Posted on Apr 15, 2020

Michael Pollan is one of my favorite authors. Each of his works follow a similar pattern. Define an overarching theme (gardening, cooking, eating), then define some components, go into the history and practice of each sub component. For example in his work A Place of My Own the overarching theme is architecture and some sub-components are location, design, material, etc. In the section on location he talks about Feng-Shui and energy flow of the earth to find the right spot for his house going into the history of Feng-Shui and providing examples of buildings like Falling Water as ideal locations. In the end its a great example of personal project exploration.

This weekend I read an article where the author mentions that “toy projects are meaningless because they aren’t real”. At first I was taken aback, I have a lot of pet projects and I don’t feel that they are meaningless.
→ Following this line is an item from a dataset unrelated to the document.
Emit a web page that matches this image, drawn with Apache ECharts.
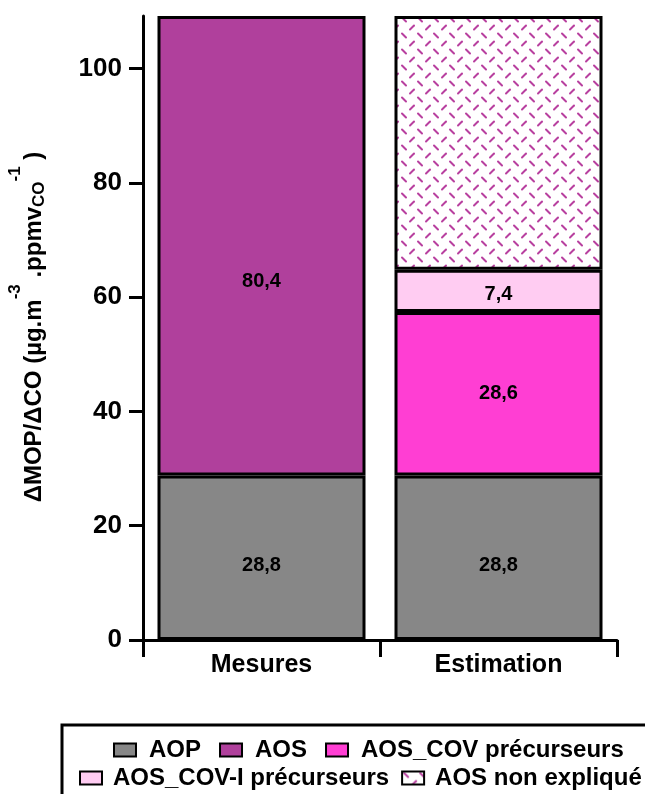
<!DOCTYPE html>
<html>
<head>
<meta charset="utf-8">
<script src="https://cdn.jsdelivr.net/npm/echarts@6/dist/echarts.min.js"></script>
<style>
html,body{margin:0;padding:0;background:#fff;}
#chart{width:645px;height:794px;}
</style>
</head>
<body>
<div id="chart"></div>
<script>
const categories = ['Mesures', 'Estimation'];
const seriesNames = ['AOP', 'AOS', 'AOS_COV précurseurs', 'AOS_COV-I précurseurs', 'AOS non expliqué'];
const aop = [28.8, 28.8];
const aos = [80.4, '-'];
const aosCov = ['-', 28.6];
const aosCovI = ['-', 7.4];
const aosNonExplique = ['-', 44.4];
const yTicks = [0, 20, 40, 60, 80, 100];

const FONT = '"Liberation Sans", Arial, Helvetica, sans-serif';

// hatch pattern
const pc = document.createElement('canvas');
pc.width = 16; pc.height = 16;
const g = pc.getContext('2d');
g.fillStyle = '#fff'; g.fillRect(0, 0, 16, 16);
g.strokeStyle = '#b8409f'; g.lineWidth = 2; g.lineCap = 'round';
g.beginPath(); g.moveTo(2, 1.5); g.lineTo(6, 5.5); g.stroke();
g.beginPath(); g.moveTo(10, 13.5); g.lineTo(14, 9.5); g.stroke();

const fmt = p => String(p.value).replace('.', ',');
const labelBase = {show: true, position: 'inside', color: '#000', fontFamily: FONT, fontWeight: 'bold', fontSize: 20, formatter: fmt};
const border = {borderColor: '#000', borderWidth: 3};
const legendText = {color: '#000', fontFamily: FONT, fontWeight: 'bold', fontSize: 24, padding: [0, 0, 0, 8]};
const legendText2 = {color: '#000', fontFamily: FONT, fontWeight: 'bold', fontSize: 24, padding: [0, 0, 0, 6]};

const chart = echarts.init(document.getElementById('chart'), null, {renderer: 'canvas'});
chart.setOption({
  animation: false,
  backgroundColor: '#fff',
  grid: {left: 143, right: 28, top: 16, bottom: 154},
  xAxis: {
    type: 'category', data: categories, boundaryGap: true,
    axisLine: {lineStyle: {color: '#000', width: 3}},
    axisTick: {show: true, length: 17, lineStyle: {color: '#000', width: 3}},
    axisLabel: {color: '#000', fontFamily: FONT, fontWeight: 'bold', fontSize: 25, margin: 13}
  },
  yAxis: {
    type: 'value', min: 0, max: 109.2, interval: 20,
    axisLine: {show: true, lineStyle: {color: '#000', width: 3}},
    axisTick: {show: true, length: 14, lineStyle: {color: '#000', width: 3}, customValues: yTicks},
    axisLabel: {color: '#000', fontFamily: FONT, fontWeight: 'bold', fontSize: 26, margin: 21, customValues: yTicks},
    splitLine: {show: false}
  },
  legend: [
    {data: seriesNames.slice(0, 3), left: 108, top: 733, width: 700, itemWidth: 22, itemHeight: 13, itemGap: 18,
     icon: 'rect', selectedMode: false,
     itemStyle: {borderColor: '#000', borderWidth: 2},
     textStyle: legendText},
    {data: seriesNames.slice(3), left: 74, top: 761, width: 800, itemWidth: 22, itemHeight: 13, itemGap: 12,
     icon: 'rect', selectedMode: false,
     itemStyle: {borderColor: '#000', borderWidth: 2},
     textStyle: legendText2}
  ],
  graphic: [
    {type: 'polyline', shape: {points: [[62, 800], [62, 725], [650, 725]]}, style: {stroke: '#000', lineWidth: 3, fill: null}},
    {type: 'text', x: 34, y: 327, rotation: Math.PI / 2,
     style: {
       text: '{b|ΔMOP/ΔCO (µg.m}{sup|-3}{b| .ppmv}{sub|CO}{sup|-1}{b| )}',
       align: 'center', verticalAlign: 'middle',
       rich: {
         b: {fontFamily: FONT, fontWeight: 'bold', fontSize: 24, fill: '#000', lineHeight: 50},
         sup: {fontFamily: FONT, fontWeight: 'bold', fontSize: 17, fill: '#000', verticalAlign: 'top', height: 13},
         sub: {fontFamily: FONT, fontWeight: 'bold', fontSize: 17, fill: '#000', verticalAlign: 'bottom', height: 40}
       }
     }}
  ],
  series: [
    {name: seriesNames[0], type: 'bar', stack: 't', data: aop, barWidth: 208,
     itemStyle: Object.assign({color: '#878787'}, border), label: Object.assign({offset: [0, 8]}, labelBase)},
    {name: seriesNames[1], type: 'bar', stack: 't', data: aos, barWidth: 208,
     itemStyle: Object.assign({color: '#b0409c'}, border), label: Object.assign({offset: [0, 36]}, labelBase)},
    {name: seriesNames[2], type: 'bar', stack: 't', data: aosCov, barWidth: 208,
     itemStyle: Object.assign({color: '#ff3ed3'}, border), label: labelBase},
    {name: seriesNames[3], type: 'bar', stack: 't', data: aosCovI, barWidth: 208,
     itemStyle: Object.assign({color: '#ffccf2'}, border), label: Object.assign({offset: [0, 4]}, labelBase)},
    {name: seriesNames[4], type: 'bar', stack: 't', data: aosNonExplique, barWidth: 208,
     itemStyle: Object.assign({color: {image: pc, repeat: 'repeat'}}, border), label: {show: false}}
  ]
});
</script>
</body>
</html>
Slightly insulted I read on and then flipped through my GitHub Account and realized that though many of these projects don’t provide meaning to others they mostly helped me with either understanding a problem or learn something new. In a previous post I mentioned about how I learn a language but to actually understand technologies or problems I do a Michael Pollan approach to programming. I first think of a problem or some area you want to explore, define how it will look and then build it.

I do this a lot with my projects. If I want to learn a new language I tackle a problem I’ve already solved so I’m focused on how the language feels. If I’m exploring new technologies I use a language I know and I try to explore the technology. These projects aren’t useless. They are reference material for future development and tend to build on themselves.

That being said it’s great to find a problem you want to solve and build something to solve it. Having a backlog of both problems and solutions available is great to helping me moving forward. I keep a list of technologies to learn and patterns to try. Understanding their use cases will then help you know if it’s a tool to solve a problem when it arises.

TLDR; don’t build things that don’t mean anything to you, build things that you think are interesting or can help.